+++ RECORDED DATA

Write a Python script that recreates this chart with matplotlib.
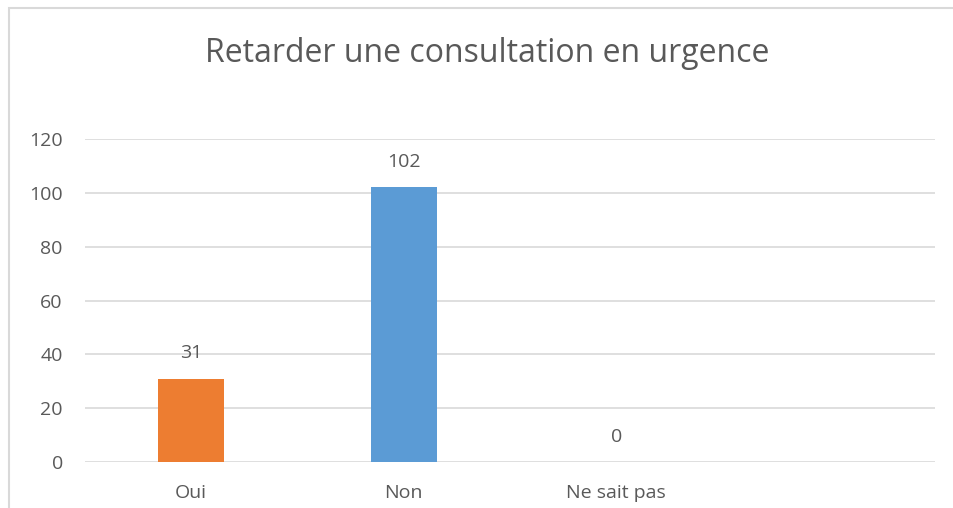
import matplotlib.pyplot as plt
from matplotlib.patches import Rectangle

# chart data
categories = ["Oui", "Non", "Ne sait pas", ""]
values = [31, 102, 0]
colors = ["#ED7D31", "#5B9BD5", "#A5A5A5"]
yticks = [0, 20, 40, 60, 80, 100, 120]
title = "Retarder une consultation en urgence"

plt.rcParams['font.family'] = ['Open Sans', 'DejaVu Sans']
text_color = "#595959"

fig = plt.figure(figsize=(9.54, 5.08), dpi=100)
ax = fig.add_axes([85 / 954, 1 - 462 / 508, 850 / 954, 323 / 508])

x = list(range(len(categories)))
bars = ax.bar(x[:len(values)], values, width=0.31, color=colors[:len(values)], zorder=3)

for b, v in zip(bars, values):
    ax.text(b.get_x() + b.get_width() / 2, v + 6, str(v), ha="center", va="bottom",
            fontsize=14, color=text_color)

ax.set_xlim(-0.5, len(categories) - 0.5)
ax.set_ylim(0, 120)
ax.set_yticks(yticks)
ax.set_xticks(x)
ax.set_xticklabels(categories)
ax.tick_params(axis="both", length=0, labelsize=14, labelcolor=text_color)
ax.tick_params(axis="y", pad=16)
ax.tick_params(axis="x", pad=16)
ax.grid(axis="y", color="#D9D9D9", linewidth=1.2, zorder=0)
for s in ax.spines.values():
    s.set_visible(False)

fig.text(487 / 954, 1 - 54 / 508, title, ha="center", va="center", fontsize=23, color=text_color)

# chart frame (partially cropped in the original)
fig.patches.append(Rectangle((9 / 954, -0.1), 1.2, 1 - 8 / 508 + 0.1, transform=fig.transFigure,
                             fill=False, edgecolor="#D9D9D9", linewidth=1.5))

fig.savefig("out.png", dpi=100)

++++++

* _SHORT TASK_:
Repeat exactly and only the lines from the start of the data above through the line that holds "width=0.31, color=colors[:len(values)], zorder=3)", inclusive. Pictures do not belong in the copy.

* _FULL RESPONSE_:
Write a Python script that recreates this chart with matplotlib.
import matplotlib.pyplot as plt
from matplotlib.patches import Rectangle

# chart data
categories = ["Oui", "Non", "Ne sait pas", ""]
values = [31, 102, 0]
colors = ["#ED7D31", "#5B9BD5", "#A5A5A5"]
yticks = [0, 20, 40, 60, 80, 100, 120]
title = "Retarder une consultation en urgence"

plt.rcParams['font.family'] = ['Open Sans', 'DejaVu Sans']
text_color = "#595959"

fig = plt.figure(figsize=(9.54, 5.08), dpi=100)
ax = fig.add_axes([85 / 954, 1 - 462 / 508, 850 / 954, 323 / 508])

x = list(range(len(categories)))
bars = ax.bar(x[:len(values)], values, width=0.31, color=colors[:len(values)], zorder=3)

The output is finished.